Short exercise: Output all the material that follows, exactly as given.

◇ ◇ ◇

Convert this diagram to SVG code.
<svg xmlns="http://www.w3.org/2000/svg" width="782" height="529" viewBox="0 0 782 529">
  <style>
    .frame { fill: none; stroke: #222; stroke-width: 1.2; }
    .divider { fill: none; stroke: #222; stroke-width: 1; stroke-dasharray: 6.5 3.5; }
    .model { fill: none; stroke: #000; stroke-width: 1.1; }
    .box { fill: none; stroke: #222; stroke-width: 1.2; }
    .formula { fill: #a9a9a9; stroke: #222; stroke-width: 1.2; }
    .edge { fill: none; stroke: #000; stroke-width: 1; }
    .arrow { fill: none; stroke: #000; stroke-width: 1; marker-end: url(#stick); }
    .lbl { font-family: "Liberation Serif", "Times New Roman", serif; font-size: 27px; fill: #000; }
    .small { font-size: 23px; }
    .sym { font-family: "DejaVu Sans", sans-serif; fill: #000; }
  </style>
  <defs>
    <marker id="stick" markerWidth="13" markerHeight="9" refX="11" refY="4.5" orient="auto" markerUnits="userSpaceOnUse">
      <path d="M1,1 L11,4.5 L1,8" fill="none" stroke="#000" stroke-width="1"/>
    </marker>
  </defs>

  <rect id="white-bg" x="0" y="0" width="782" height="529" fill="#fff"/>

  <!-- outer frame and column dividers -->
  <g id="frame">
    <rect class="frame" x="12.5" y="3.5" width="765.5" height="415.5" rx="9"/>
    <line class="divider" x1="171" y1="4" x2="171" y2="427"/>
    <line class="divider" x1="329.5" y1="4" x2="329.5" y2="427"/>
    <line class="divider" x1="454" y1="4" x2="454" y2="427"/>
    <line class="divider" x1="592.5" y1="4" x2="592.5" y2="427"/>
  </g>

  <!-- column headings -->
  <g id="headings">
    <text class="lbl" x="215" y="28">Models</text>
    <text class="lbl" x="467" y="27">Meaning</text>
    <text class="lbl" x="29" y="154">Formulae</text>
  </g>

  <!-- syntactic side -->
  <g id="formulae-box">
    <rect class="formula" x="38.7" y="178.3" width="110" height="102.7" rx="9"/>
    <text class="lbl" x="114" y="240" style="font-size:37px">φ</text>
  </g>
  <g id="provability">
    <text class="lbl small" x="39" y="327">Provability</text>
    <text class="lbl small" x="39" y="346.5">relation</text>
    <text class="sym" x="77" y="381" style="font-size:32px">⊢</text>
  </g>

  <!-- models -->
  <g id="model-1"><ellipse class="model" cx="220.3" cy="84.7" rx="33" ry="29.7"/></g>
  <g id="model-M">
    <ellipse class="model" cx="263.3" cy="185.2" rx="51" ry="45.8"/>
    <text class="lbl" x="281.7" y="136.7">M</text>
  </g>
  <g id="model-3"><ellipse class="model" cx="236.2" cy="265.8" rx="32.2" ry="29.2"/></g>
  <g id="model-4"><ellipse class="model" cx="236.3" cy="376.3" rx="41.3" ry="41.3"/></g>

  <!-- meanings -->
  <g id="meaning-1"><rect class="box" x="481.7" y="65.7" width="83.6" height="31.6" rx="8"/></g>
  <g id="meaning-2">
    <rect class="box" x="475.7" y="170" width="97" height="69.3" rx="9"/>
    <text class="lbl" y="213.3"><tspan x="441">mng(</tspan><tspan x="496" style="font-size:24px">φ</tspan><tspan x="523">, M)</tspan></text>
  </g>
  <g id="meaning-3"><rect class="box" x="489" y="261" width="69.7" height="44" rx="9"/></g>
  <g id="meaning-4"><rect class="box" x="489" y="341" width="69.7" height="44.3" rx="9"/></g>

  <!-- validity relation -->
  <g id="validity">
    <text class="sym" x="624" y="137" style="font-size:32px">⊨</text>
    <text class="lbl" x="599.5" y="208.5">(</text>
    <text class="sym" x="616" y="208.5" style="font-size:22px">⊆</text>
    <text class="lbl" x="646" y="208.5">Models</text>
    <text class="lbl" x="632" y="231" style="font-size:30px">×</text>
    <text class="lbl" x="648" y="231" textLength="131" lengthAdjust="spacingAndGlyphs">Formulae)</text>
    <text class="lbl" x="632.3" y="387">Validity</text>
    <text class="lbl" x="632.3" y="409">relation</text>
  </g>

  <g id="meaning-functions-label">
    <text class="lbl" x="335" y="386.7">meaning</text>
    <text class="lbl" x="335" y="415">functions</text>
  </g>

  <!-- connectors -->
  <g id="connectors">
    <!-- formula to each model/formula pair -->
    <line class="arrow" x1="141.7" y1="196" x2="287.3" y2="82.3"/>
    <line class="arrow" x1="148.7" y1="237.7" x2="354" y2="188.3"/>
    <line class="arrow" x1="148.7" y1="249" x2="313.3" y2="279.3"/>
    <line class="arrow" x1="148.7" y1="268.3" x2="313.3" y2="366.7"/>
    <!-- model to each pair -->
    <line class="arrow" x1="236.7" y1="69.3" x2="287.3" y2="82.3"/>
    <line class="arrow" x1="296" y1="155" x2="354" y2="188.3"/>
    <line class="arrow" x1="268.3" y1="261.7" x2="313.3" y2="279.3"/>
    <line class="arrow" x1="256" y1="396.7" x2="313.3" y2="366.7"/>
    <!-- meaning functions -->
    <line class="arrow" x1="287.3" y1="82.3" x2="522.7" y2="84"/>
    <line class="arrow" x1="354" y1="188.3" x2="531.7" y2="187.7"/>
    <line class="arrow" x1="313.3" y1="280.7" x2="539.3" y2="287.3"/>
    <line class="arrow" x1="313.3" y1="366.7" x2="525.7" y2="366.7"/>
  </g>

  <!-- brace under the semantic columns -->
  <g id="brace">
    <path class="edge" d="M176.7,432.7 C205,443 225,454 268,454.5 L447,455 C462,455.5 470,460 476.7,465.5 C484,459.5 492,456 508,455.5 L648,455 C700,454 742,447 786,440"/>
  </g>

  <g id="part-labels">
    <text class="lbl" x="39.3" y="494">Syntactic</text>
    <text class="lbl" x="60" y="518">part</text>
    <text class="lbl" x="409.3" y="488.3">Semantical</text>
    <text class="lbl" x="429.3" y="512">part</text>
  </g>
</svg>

◇ ◇ ◇

Exercise response:
Convert this diagram to SVG code.
<svg xmlns="http://www.w3.org/2000/svg" width="782" height="529" viewBox="0 0 782 529">
  <style>
    .frame { fill: none; stroke: #222; stroke-width: 1.2; }
    .divider { fill: none; stroke: #222; stroke-width: 1; stroke-dasharray: 6.5 3.5; }
    .model { fill: none; stroke: #000; stroke-width: 1.1; }
    .box { fill: none; stroke: #222; stroke-width: 1.2; }
    .formula { fill: #a9a9a9; stroke: #222; stroke-width: 1.2; }
    .edge { fill: none; stroke: #000; stroke-width: 1; }
    .arrow { fill: none; stroke: #000; stroke-width: 1; marker-end: url(#stick); }
    .lbl { font-family: "Liberation Serif", "Times New Roman", serif; font-size: 27px; fill: #000; }
    .small { font-size: 23px; }
    .sym { font-family: "DejaVu Sans", sans-serif; fill: #000; }
  </style>
  <defs>
    <marker id="stick" markerWidth="13" markerHeight="9" refX="11" refY="4.5" orient="auto" markerUnits="userSpaceOnUse">
      <path d="M1,1 L11,4.5 L1,8" fill="none" stroke="#000" stroke-width="1"/>
    </marker>
  </defs>

  <rect id="white-bg" x="0" y="0" width="782" height="529" fill="#fff"/>

  <!-- outer frame and column dividers -->
  <g id="frame">
    <rect class="frame" x="12.5" y="3.5" width="765.5" height="415.5" rx="9"/>
    <line class="divider" x1="171" y1="4" x2="171" y2="427"/>
    <line class="divider" x1="329.5" y1="4" x2="329.5" y2="427"/>
    <line class="divider" x1="454" y1="4" x2="454" y2="427"/>
    <line class="divider" x1="592.5" y1="4" x2="592.5" y2="427"/>
  </g>

  <!-- column headings -->
  <g id="headings">
    <text class="lbl" x="215" y="28">Models</text>
    <text class="lbl" x="467" y="27">Meaning</text>
    <text class="lbl" x="29" y="154">Formulae</text>
  </g>

  <!-- syntactic side -->
  <g id="formulae-box">
    <rect class="formula" x="38.7" y="178.3" width="110" height="102.7" rx="9"/>
    <text class="lbl" x="114" y="240" style="font-size:37px">φ</text>
  </g>
  <g id="provability">
    <text class="lbl small" x="39" y="327">Provability</text>
    <text class="lbl small" x="39" y="346.5">relation</text>
    <text class="sym" x="77" y="381" style="font-size:32px">⊢</text>
  </g>

  <!-- models -->
  <g id="model-1"><ellipse class="model" cx="220.3" cy="84.7" rx="33" ry="29.7"/></g>
  <g id="model-M">
    <ellipse class="model" cx="263.3" cy="185.2" rx="51" ry="45.8"/>
    <text class="lbl" x="281.7" y="136.7">M</text>
  </g>
  <g id="model-3"><ellipse class="model" cx="236.2" cy="265.8" rx="32.2" ry="29.2"/></g>
  <g id="model-4"><ellipse class="model" cx="236.3" cy="376.3" rx="41.3" ry="41.3"/></g>

  <!-- meanings -->
  <g id="meaning-1"><rect class="box" x="481.7" y="65.7" width="83.6" height="31.6" rx="8"/></g>
  <g id="meaning-2">
    <rect class="box" x="475.7" y="170" width="97" height="69.3" rx="9"/>
    <text class="lbl" y="213.3"><tspan x="441">mng(</tspan><tspan x="496" style="font-size:24px">φ</tspan><tspan x="523">, M)</tspan></text>
  </g>
  <g id="meaning-3"><rect class="box" x="489" y="261" width="69.7" height="44" rx="9"/></g>
  <g id="meaning-4"><rect class="box" x="489" y="341" width="69.7" height="44.3" rx="9"/></g>

  <!-- validity relation -->
  <g id="validity">
    <text class="sym" x="624" y="137" style="font-size:32px">⊨</text>
    <text class="lbl" x="599.5" y="208.5">(</text>
    <text class="sym" x="616" y="208.5" style="font-size:22px">⊆</text>
    <text class="lbl" x="646" y="208.5">Models</text>
    <text class="lbl" x="632" y="231" style="font-size:30px">×</text>
    <text class="lbl" x="648" y="231" textLength="131" lengthAdjust="spacingAndGlyphs">Formulae)</text>
    <text class="lbl" x="632.3" y="387">Validity</text>
    <text class="lbl" x="632.3" y="409">relation</text>
  </g>

  <g id="meaning-functions-label">
    <text class="lbl" x="335" y="386.7">meaning</text>
    <text class="lbl" x="335" y="415">functions</text>
  </g>

  <!-- connectors -->
  <g id="connectors">
    <!-- formula to each model/formula pair -->
    <line class="arrow" x1="141.7" y1="196" x2="287.3" y2="82.3"/>
    <line class="arrow" x1="148.7" y1="237.7" x2="354" y2="188.3"/>
    <line class="arrow" x1="148.7" y1="249" x2="313.3" y2="279.3"/>
    <line class="arrow" x1="148.7" y1="268.3" x2="313.3" y2="366.7"/>
    <!-- model to each pair -->
    <line class="arrow" x1="236.7" y1="69.3" x2="287.3" y2="82.3"/>
    <line class="arrow" x1="296" y1="155" x2="354" y2="188.3"/>
    <line class="arrow" x1="268.3" y1="261.7" x2="313.3" y2="279.3"/>
    <line class="arrow" x1="256" y1="396.7" x2="313.3" y2="366.7"/>
    <!-- meaning functions -->
    <line class="arrow" x1="287.3" y1="82.3" x2="522.7" y2="84"/>
    <line class="arrow" x1="354" y1="188.3" x2="531.7" y2="187.7"/>
    <line class="arrow" x1="313.3" y1="280.7" x2="539.3" y2="287.3"/>
    <line class="arrow" x1="313.3" y1="366.7" x2="525.7" y2="366.7"/>
  </g>

  <!-- brace under the semantic columns -->
  <g id="brace">
    <path class="edge" d="M176.7,432.7 C205,443 225,454 268,454.5 L447,455 C462,455.5 470,460 476.7,465.5 C484,459.5 492,456 508,455.5 L648,455 C700,454 742,447 786,440"/>
  </g>

  <g id="part-labels">
    <text class="lbl" x="39.3" y="494">Syntactic</text>
    <text class="lbl" x="60" y="518">part</text>
    <text class="lbl" x="409.3" y="488.3">Semantical</text>
    <text class="lbl" x="429.3" y="512">part</text>
  </g>
</svg>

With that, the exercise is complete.